Assuming the obvious (the cotter and nut have been removed), the front bearings are threaded onto the spindle. Once those are removed, they should slide off with a little resistance.
Don't forget the bearings are threaded RH threads on the Left side and LH threads on the Right...
Ah, great. Thanks guys.
Do the rears have threaded bearings as well?
(Message edited by frosst on June 24, 2017)
There are no bearings in the rear hubs.
The rear hubs turn with the axle.
And you'll need a hub puller to remove the rear hubs from the axle. (If not, they're too loose and will wear)
http://m.oreillyauto.com/h5/r/oap/site/c/detail/OTC0/7394/N2408.oap?ck=Search_N2 408_-1_-1&pt=N2408&ppt=C2371
Tom this is a great place to ask but if you have gotten yourself a Model T I am going to suggest getting an owners manual and the service book.
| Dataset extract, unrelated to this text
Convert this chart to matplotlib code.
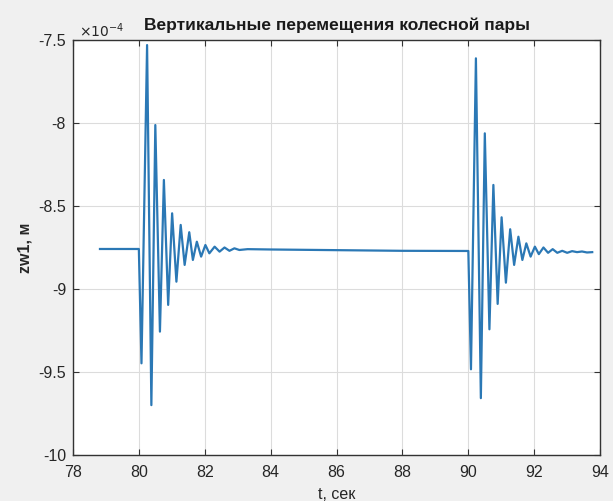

The owners manual was written for people that never owned or worked on a car and the service book has illustrations along with proper sequence to do repair work on the Model T. If you are just taking some T parts apart to get back into the market, ask away.
(Message edited by redmodelt on June 25, 2017)
$160 for that hub puller. Doesnt the Model A hub puller work and is only $60?
There must certainly be cheaper rear hub pullers out there - the one I found looked like the general style I use that fits any old car where the hub/brake drum sits really tight on a cone on the axle.
If you have the standard wire hub which was made for the 26-27 wire wheels, there is a groove around the hub. You can use a two or three leg puller in that groove and tighten the bolt against the axle. A tap with a heavy hammer when it is tight should loosen it. It is actually easier than with the screw on type for the wood wheel hubs which screw on type can get stripped.
Norm
Just get a axle knocker nut from one of the vendors, never had a problem using one and they are cheap. You will need a BFH.
Thanks guys. I have the service manual but I have to say, it's not as detailed as I would have hoped when it comes to certain things on the car. Not to mention, I've already purchased two, and the second seller claimed it was for a 1926/27 car but no information on wire wheels. They only have images of the wood ones.
The T is just a bit of a change for me as I'm used to working on cars form the 60's and having manuals that are significantly more detailed. I just thought i'd ask before I actually screw something up.
I don't believe an axle knocker nut will work well on an axle that isn't connected to a car; you need mass to keep the axle housing from just being bounced away. Axle knockers, IMHO are very good for bending the threaded end of the axle.